The part about “treating our companies better” is especially telling because many Republican Party politicians have been making a big show lately of staging a fake culture war conflicts with the gigantic Silicon Valley companies whose corporate income taxes they slashed last year. The issue here is that European competition regulators have hit big American technology companies with a series of large fines for violating antitrust law.

Trump’s big idea about getting tough with Europe isn’t getting them to do anything that would be helpful to the average American. Instead, he wants to threaten to raise taxes on European cars (which would cost the average American money via higher car prices) in order to get them to let Google, Facebook, and other American tech giants break antitrust law.

A strong economy, if you can keep it

The strong point of Trump’s presidency, in both political and substantive terms, has been the relatively sunny economic situation. Trump inherited an economy that had long since stabilized and begun to grow but that remained well below its productive capacity.

Upon taking office, he implemented a mix of higher military spending, higher domestic spending, and lower taxes that finally provided the necessary kick of fiscal stimulus that we’d been lacking ever since the Tea Party Congress began to impose austerity in 2011.
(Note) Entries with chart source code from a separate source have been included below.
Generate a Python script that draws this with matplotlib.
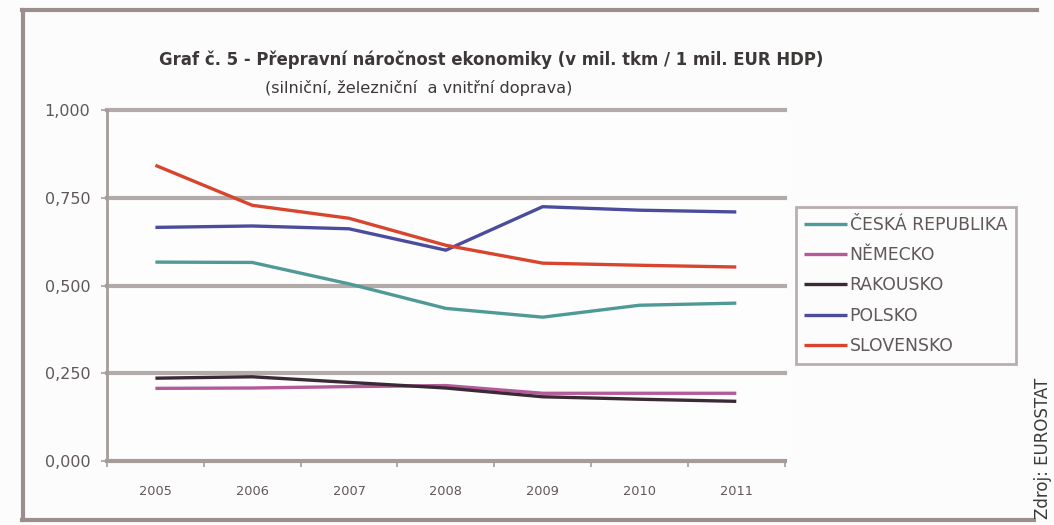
import numpy as np
import matplotlib.pyplot as plt
from matplotlib.lines import Line2D

plt.rcParams['font.family'] = ['DejaVu Sans']

years = ["2005", "2006", "2007", "2008", "2009", "2010", "2011"]
cesko = [0.567, 0.566, 0.505, 0.435, 0.410, 0.444, 0.450]
nemecko = [0.207, 0.208, 0.212, 0.215, 0.193, 0.193, 0.193]
rakousko = [0.236, 0.240, 0.224, 0.208, 0.183, 0.176, 0.170]
polsko = [0.666, 0.670, 0.662, 0.601, 0.725, 0.715, 0.710]
slovensko = [0.843, 0.729, 0.692, 0.615, 0.564, 0.558, 0.553]

series = [
    ("ČESKÁ REPUBLIKA", cesko, "#4f9a96"),
    ("NĚMECKO", nemecko, "#b45a98"),
    ("RAKOUSKO", rakousko, "#3b2a36"),
    ("POLSKO", polsko, "#4b4c9c"),
    ("SLOVENSKO", slovensko, "#d8452e"),
]

grey = "#a59c9a"
text_col = "#5f5858"

fig = plt.figure(figsize=(10.54, 5.25), dpi=100)
fig.patch.set_facecolor("#fcfcfc")

# outer frame (top, left, bottom)
fig.add_artist(Line2D([0.021, 0.984], [0.981, 0.981], color="#9a8f8d", lw=3))
fig.add_artist(Line2D([0.022, 0.022], [0.981, 0.010], color="#9a8f8d", lw=3))
fig.add_artist(Line2D([0.021, 0.981], [0.010, 0.010], color="#9a8f8d", lw=3))

ax = fig.add_axes([0.1015, 0.122, 0.643, 0.668])
ax.set_facecolor("#fdfdfd")
x = np.arange(len(years))

for name, vals, col in series:
    ax.plot(x, vals, color=col, lw=2.4, label=name, solid_capstyle="butt")

ax.set_xlim(-0.5, len(years) - 0.5)
ax.set_ylim(0, 1.0)
ax.set_yticks([0, 0.25, 0.5, 0.75, 1.0])
ax.set_yticklabels(["0,000", "0,250", "0,500", "0,750", "1,000"])
ax.set_xticks(x)
ax.set_xticklabels(years)
ax.set_xticks(np.arange(-0.5, len(years)), minor=True)
ax.tick_params(axis="x", which="major", length=0, pad=17, labelsize=9.3, labelcolor=text_col)
ax.tick_params(axis="x", which="minor", length=4, width=1.2, color=grey, direction="out")
ax.tick_params(axis="y", length=4, width=1.2, color=grey, pad=8, labelsize=11.5, labelcolor=text_col)

for g in [0.25, 0.5, 0.75, 1.0]:
    ax.axhline(g, color="#b3abaa", lw=3, zorder=0.5, clip_on=False)

for s in ["top", "right"]:
    ax.spines[s].set_visible(False)
ax.spines["left"].set_color(grey)
ax.spines["left"].set_linewidth(2)
ax.spines["bottom"].set_color(grey)
ax.spines["bottom"].set_linewidth(3)

fig.text(0.466, 0.886, "Graf č. 5 - Přepravní náročnost ekonomiky (v mil. tkm / 1 mil. EUR HDP)",
         ha="center", va="center", fontsize=11.9, fontweight="bold", color="#3d3838")
fig.text(0.397, 0.832, "(silniční, železniční  a vnitřní doprava)",
         ha="center", va="center", fontsize=11.6, color="#3d3838")

leg = fig.legend(loc="upper left", bbox_to_anchor=(0.755, 0.605), frameon=True,
                 fancybox=False, fontsize=12.4, handlelength=2.5, handletextpad=0.12,
                 labelspacing=0.71, borderpad=0.5, borderaxespad=0)
leg.get_frame().set_edgecolor(grey)
leg.get_frame().set_linewidth(2)
leg.get_frame().set_facecolor("#fdfdfd")
for t in leg.get_texts():
    t.set_color(text_col)

fig.text(0.990, 0.012, "Zdroj: EUROSTAT", rotation=90, ha="center", va="bottom",
         fontsize=12, color="#3a3a3a")

fig.savefig("out.png", dpi=100, facecolor=fig.get_facecolor())
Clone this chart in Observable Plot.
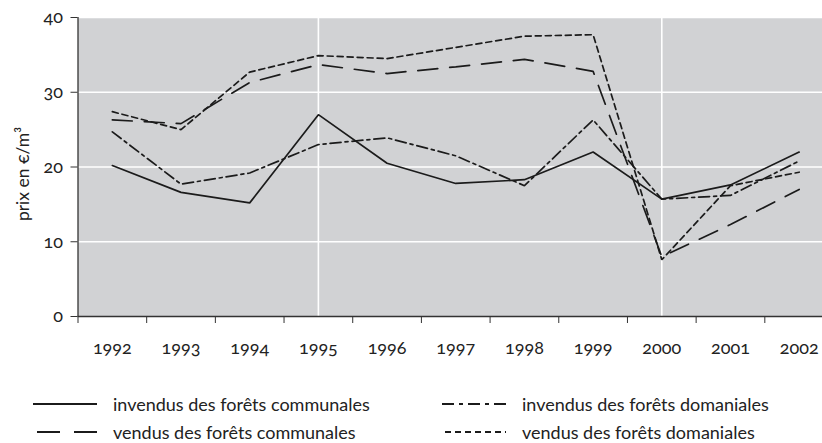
<!DOCTYPE html>
<html>
<head>
<meta charset="utf-8">
<script src="https://cdn.jsdelivr.net/npm/d3@7"></script>
<script src="https://cdn.jsdelivr.net/npm/@observablehq/plot@0.6"></script>
<style>
  html, body { margin: 0; padding: 0; background: #fff; }
  body { width: 822px; height: 443px; overflow: hidden; font-family: Lato, "Noto Sans", sans-serif; font-variant-numeric: oldstyle-nums; font-feature-settings: "onum" 1; color: #222; }
  #chart svg { display: block; font-variant-numeric: oldstyle-nums; font-feature-settings: "onum" 1; }
  .legend { position: relative; height: 71px; font-size: 18px; }
  .item { position: absolute; display: flex; align-items: center; white-space: nowrap; }
  .item svg { display: block; margin-right: 16px; }
</style>
</head>
<body>
<div id="chart"></div>
<div class="legend" id="legend"></div>
<script>
const years = [1992, 1993, 1994, 1995, 1996, 1997, 1998, 1999, 2000, 2001, 2002];
const invendusCommunales = [20.2, 16.6, 15.2, 27.0, 20.5, 17.8, 18.3, 22.0, 15.7, 17.6, 22.0];
const invendusDomaniales = [24.7, 17.7, 19.2, 23.0, 23.9, 21.5, 17.5, 26.3, 15.7, 16.2, 20.8];
const vendusCommunales = [26.3, 25.8, 31.3, 33.7, 32.5, 33.4, 34.4, 32.8, 8.0, 12.3, 17.0];
const vendusDomaniales = [27.4, 25.0, 32.7, 34.9, 34.5, 36.0, 37.5, 37.7, 7.6, 17.5, 19.3];
const seriesNames = [
  "invendus des forêts communales",
  "invendus des forêts domaniales",
  "vendus des forêts communales",
  "vendus des forêts domaniales"
];
const yTicks = [0, 10, 20, 30, 40];
const yLabel = "prix en €/m³";
const highlightYears = [1995, 2000];

const allSeries = [invendusCommunales, invendusDomaniales, vendusCommunales, vendusDomaniales];
const dashes = ["none", "11,4,3,4", "20,12", "6,4"];
const legendDashes = ["none", "12,5,4,5", "23,14", "6,4"];
const legendStart = [0, 0, 4, 3];

const rows = [];
allSeries.forEach((vals, s) => vals.forEach((v, i) => rows.push({year: years[i], value: v, series: seriesNames[s]})));
const bounds = years.map(y => y - 0.5).concat([years[years.length - 1] + 0.5]);

const ink = "#1b1b1b";
const font = "Lato, 'Noto Sans', sans-serif";
const plot = Plot.plot({
  width: 822,
  height: 372,
  marginLeft: 77.5,
  marginRight: 0,
  marginTop: 17,
  marginBottom: 56,
  style: {fontFamily: font, fontSize: "18px", color: "#222", background: "#fff"},
  x: {type: "linear", domain: [years[0] - 0.5, years[years.length - 1] + 0.5], range: [77.5, 833]},
  y: {domain: [0, 40]},
  marks: [
    Plot.frame({fill: "#d1d2d4", stroke: null}),
    Plot.ruleY(yTicks.filter(d => d > 0), {stroke: "#fff", strokeWidth: 1.6}),
    Plot.ruleX(highlightYears, {stroke: "#fff", strokeWidth: 1.6}),
    ...seriesNames.map((name, s) =>
      Plot.line(rows.filter(r => r.series === name), {
        x: "year", y: "value", stroke: ink, strokeWidth: 1.7,
        strokeDasharray: dashes[s], strokeLinejoin: "miter"
      })
    ),
    Plot.ruleX([years[0] - 0.5], {stroke: "#333", strokeWidth: 1.3}),
    Plot.ruleY([0], {stroke: "#333", strokeWidth: 1.3}),
    Plot.axisY({ticks: yTicks, tickSize: 7, tickPadding: 8, stroke: "#333", label: null, fontSize: 18, tickFormat: d => String(d)}),
    Plot.axisX({ticks: bounds, tickSize: 7, tickFormat: () => "", stroke: "#333", label: null}),
    Plot.axisX({ticks: years, tickSize: 0, tickPadding: 25, fontSize: 18, tickFormat: d => String(d), label: null}),
    Plot.text([yLabel], {frameAnchor: "left", dx: -55, dy: 7, rotate: -90, textAnchor: "middle", text: d => d, fontSize: 17.5})
  ]
});
document.getElementById("chart").appendChild(plot);

// Legend
const legend = document.getElementById("legend");
const positions = [[33, 404], [442, 404], [33, 432], [442, 432]];
seriesNames.forEach((name, s) => {
  const item = document.createElement("div");
  item.className = "item";
  item.style.left = positions[s][0] + "px";
  item.style.top = (positions[s][1] - 372 - 10) + "px";
  item.style.height = "20px";
  const sw = d3.create("svg").attr("width", 64).attr("height", 20);
  sw.append("line").attr("x1", legendStart[s]).attr("x2", 64).attr("y1", 10).attr("y2", 10)
    .attr("stroke", ink).attr("stroke-width", 1.8)
    .attr("stroke-dasharray", legendDashes[s]);
  item.appendChild(sw.node());
  const t = document.createElement("span");
  t.textContent = name;
  item.appendChild(t);
  legend.appendChild(item);
});
</script>
</body>
</html>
And the good news for both Trump and the country is that the odds of a complicated new economic problem arising in any given year are generally low. Growth will probably slow down a little in the natural course of things, but smooth sailing could easily continue for another year or two or five. But if the sailing gets rough, it’s clear that the captain of the ship of state has no idea what he’s actually doing. Worse, he seems to instinctively enjoy the idea of rocking the boat for its own sake.

So far, his trade bark has been a lot louder than his bite, so the concrete impact has been limited. With luck, that’s how it will stay. Without luck, well, just look at Trump’s approach to the auto plant closures in Ohio to see how much help he is when actual problems arise.